Li vediamo riprodotti e utilizzati ossessivamente, per le pubblicità, i souvenir, le t-shirt, i poster e le copertine dei quaderni: sono i dipinti diventati icona e un po’ oltraggiati dalla logica del marketing. Dalla Gioconda di Leonardo a Guernica di Picasso, passando per la Creazione di Adamo di Michelangelo e la Notte stellata di Van Gogh: sappiamo riconoscere queste opere a colpo d’occhio, ma le conosciamo sul serio?
È questo il messaggio che sta dietro al libro Cinquanta quadri. I dipinti che tutti conoscono. Davvero? (Edizioni Clichy) di Lauretta Colonnelli, giornalista del Corriere della Sera, già autrice di un saggio sulla storia dell’arte intitolato La tavola di Dio (2015). Si tratta di una rassegna dei quadri più riprodotti di sempre, alla scoperta delle curiosità che stanno dietro alle opere e degli aneddoti sulla vita degli artisti.
Quanti sanno, ad esempio, che il pittore Cézanne sosteneva di sentire i frutti conversare tra loro mentre li dipingeva?

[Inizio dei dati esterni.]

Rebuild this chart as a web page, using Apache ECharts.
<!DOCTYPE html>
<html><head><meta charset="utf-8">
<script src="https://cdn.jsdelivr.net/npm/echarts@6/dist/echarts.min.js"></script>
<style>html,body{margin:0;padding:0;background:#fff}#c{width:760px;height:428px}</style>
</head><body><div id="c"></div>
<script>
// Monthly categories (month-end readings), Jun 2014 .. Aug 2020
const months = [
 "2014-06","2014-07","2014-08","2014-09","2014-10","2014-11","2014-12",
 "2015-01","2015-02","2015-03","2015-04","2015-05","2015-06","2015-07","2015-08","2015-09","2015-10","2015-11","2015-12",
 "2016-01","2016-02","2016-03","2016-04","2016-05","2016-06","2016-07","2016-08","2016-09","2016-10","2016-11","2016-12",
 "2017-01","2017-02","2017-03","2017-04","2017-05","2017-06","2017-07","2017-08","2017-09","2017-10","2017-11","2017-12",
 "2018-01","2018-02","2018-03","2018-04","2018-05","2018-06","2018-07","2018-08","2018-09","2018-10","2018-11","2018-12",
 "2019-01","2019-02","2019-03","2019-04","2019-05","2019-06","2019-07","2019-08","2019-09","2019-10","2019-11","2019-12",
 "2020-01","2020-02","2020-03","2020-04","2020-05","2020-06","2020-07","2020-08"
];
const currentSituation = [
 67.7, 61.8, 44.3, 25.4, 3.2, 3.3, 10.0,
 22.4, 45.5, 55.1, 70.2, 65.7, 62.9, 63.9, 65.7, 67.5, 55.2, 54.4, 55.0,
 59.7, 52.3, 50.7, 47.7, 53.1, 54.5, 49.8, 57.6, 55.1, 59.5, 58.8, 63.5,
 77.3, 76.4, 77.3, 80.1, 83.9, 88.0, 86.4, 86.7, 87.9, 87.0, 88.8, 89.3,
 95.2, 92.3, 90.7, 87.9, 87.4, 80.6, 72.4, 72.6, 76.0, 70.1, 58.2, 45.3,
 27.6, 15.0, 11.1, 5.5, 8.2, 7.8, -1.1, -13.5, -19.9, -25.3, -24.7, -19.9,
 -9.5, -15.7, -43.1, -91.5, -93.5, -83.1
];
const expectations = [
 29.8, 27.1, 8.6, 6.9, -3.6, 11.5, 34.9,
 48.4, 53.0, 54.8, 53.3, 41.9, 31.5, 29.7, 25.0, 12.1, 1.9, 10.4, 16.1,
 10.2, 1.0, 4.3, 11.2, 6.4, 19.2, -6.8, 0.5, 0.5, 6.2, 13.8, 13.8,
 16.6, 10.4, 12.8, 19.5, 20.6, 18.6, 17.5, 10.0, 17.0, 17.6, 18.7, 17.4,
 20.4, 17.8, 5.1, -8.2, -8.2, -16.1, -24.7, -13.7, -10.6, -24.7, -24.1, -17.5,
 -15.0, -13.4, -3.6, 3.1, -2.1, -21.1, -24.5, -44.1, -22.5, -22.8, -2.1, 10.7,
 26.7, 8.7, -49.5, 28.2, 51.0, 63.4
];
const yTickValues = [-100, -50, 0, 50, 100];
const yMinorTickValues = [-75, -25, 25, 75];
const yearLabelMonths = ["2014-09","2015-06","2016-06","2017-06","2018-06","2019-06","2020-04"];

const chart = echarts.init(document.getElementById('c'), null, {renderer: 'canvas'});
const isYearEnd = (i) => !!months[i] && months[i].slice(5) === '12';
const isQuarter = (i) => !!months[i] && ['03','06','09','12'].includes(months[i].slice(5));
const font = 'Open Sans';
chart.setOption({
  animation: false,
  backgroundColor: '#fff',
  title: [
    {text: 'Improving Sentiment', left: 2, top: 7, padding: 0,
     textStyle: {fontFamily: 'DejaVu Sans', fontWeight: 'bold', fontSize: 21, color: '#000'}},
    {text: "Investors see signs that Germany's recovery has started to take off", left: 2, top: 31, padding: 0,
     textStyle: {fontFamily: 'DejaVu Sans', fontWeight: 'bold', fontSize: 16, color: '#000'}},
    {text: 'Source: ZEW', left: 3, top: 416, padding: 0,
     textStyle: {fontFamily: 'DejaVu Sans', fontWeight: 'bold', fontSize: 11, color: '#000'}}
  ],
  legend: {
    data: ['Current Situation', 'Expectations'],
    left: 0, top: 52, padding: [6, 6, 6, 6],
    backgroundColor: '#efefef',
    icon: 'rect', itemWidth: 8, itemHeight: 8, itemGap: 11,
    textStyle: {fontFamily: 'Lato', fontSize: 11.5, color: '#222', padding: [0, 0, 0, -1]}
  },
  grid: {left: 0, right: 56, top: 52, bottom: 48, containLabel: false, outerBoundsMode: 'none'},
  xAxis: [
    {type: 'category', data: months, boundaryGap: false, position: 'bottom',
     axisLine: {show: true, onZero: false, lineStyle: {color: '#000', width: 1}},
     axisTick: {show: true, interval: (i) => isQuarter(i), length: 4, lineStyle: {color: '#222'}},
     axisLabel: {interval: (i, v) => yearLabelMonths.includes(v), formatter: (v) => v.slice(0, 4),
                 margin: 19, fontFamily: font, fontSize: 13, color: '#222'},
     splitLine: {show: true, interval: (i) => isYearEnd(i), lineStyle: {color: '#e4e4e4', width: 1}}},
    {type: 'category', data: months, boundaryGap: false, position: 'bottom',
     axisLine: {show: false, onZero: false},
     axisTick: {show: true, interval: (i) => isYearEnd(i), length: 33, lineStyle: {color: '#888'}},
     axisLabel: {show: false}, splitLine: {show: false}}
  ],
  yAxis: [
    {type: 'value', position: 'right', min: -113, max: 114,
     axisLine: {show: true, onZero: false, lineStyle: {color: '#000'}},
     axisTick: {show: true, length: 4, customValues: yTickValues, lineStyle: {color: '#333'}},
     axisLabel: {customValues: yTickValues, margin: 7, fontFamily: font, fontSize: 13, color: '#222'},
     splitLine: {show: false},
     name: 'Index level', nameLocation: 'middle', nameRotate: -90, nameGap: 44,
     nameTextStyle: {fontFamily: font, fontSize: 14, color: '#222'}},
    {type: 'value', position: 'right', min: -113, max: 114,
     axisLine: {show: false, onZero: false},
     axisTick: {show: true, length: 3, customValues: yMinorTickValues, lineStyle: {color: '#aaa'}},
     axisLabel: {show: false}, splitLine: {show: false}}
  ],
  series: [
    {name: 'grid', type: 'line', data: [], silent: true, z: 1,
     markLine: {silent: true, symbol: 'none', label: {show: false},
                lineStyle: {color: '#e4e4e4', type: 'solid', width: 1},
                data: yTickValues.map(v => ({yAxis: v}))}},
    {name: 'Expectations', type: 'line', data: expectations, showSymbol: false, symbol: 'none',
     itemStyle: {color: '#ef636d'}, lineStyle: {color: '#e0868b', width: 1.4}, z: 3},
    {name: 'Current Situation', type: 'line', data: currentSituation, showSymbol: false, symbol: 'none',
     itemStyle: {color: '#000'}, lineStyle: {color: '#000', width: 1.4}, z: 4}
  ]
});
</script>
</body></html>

O che le Composizioni di Mondrian non sono altro che alberi dipinti a ritmo di jazz? E che la Gioconda ha perso le sopracciglia per colpa di un restauro nel ‘600? O ancora, che Edvard Munch appendeva i suoi quadri ai rami degli alberi perché, diceva, “hanno bisogno di sole, di sporco, di pioggia; i quadri vivono nella precarietà di ogni organismo vivente, nelle macchie e nelle rughe affiora la loro anima”? Ecco qualche anticipazione del libro.
La Madonna Sistina di Raffaello
Gli angioletti imbronciati sono stati resi celebri dalle t-shirt di Fiorucci, ma molti non sanno che fanno parte di un’opera più grande, una pala d’altare destinata alla chiesa di San Sisto a Piacenza. Raffaello li aggiunse alla fine, perché lo spazio inferiore della composizione era troppo vuoto. Sono loro a catturare l’attenzione dello spettatore in prima battuta, guidandolo, con gli occhi rivolti in alto, verso il resto dell’opera.
L’annunciata di Antonello da Messina
Per rappresentare i soggetti sacri, spesso e volentieri i pittori si servivano di modelli in carne e ossa, con un nome e una storia: ad esempio, la Madonna di Antonello da Messina, dipinta nel 1475, si chiamava suor Eustochia Calafatosi, scoperta da un team di esperti nel 2013, dopo 7 anni di lavoro.
Canestra di frutta di Caravaggio
Quella del Caravaggio è una delle prime nature morte rappresentate separatamente dalla figura umana, com’era in uso fino alla fine del 1500, quando l’artista la dipinse. I frutti raffigurati, fichi, mele, uva, con rami secchi e foglie, non sono freschissimi, ma sembrano vivi. Il riferimento è teologico, precisamente al Cantico dei Cantici, dove questi frutti vengono nominati e la luce, piena e “divina”, illumina la scena senza ombre, un inedito nello stile del maestro.
Ragazza con orecchino di perla di Jan Vermeer
Forse vi deluderà scoprire che gli orecchini più famosi della storia dell’arte non sono in verità di perla, ma di vetro. Era, infatti, un mercante francese a commerciarle al tempo di Jan Vermeer, perle artificiali composte di vetro, cera bianca e scaglie tritate di un pesce, il leucisco. E così quelle alle orecchie di Magriet (versione olandese di margarita, “perla” in latino, forse il nome della modella dipinta tra il 1665 e il 1667) sono in effetti “taroccate”.
Olympia di Edouard Manet
Fece scalpore quando venne esposta nel 1865 al Salon del Louvre, e la gente faceva la fila per andarla a vedere. Non perché la donna, nella realtà Victorine Meurent, fosse nuda, ma piuttosto per il fatto che era rappresentata in scala reale. La stessa modella compare anche in Colazione sull’erba e pare fosse la preferita di Manet.
Le due Frida di Frida Kahlo
Sono due sorelle italiane quelle cui Frida Kahlo si ispirò per quest’opera: Ernesta e Carlotta Grisi, entrambe sedotte per 30 anni, ma ignare l’una dell’altra, dallo scrittore Théophile Gautier. Anche Frida fu tradita da Diego Rivera con sua sorella Cristina.
Nighthawks di Edward Hopper
Quando gli chiedevano dove fosse il bar del dipinto, Hopper rispondeva “A New York, a Greenwich Avenue, dove due strade s’incontrano”, ma nessuno lo trovò mai. Un aneddoto curioso dietro all’opera-icona dell’artista americano che ispirò molti registi tra cui Alfred Hitchcock, Robert Altman, David Lynch e Wim Wenders.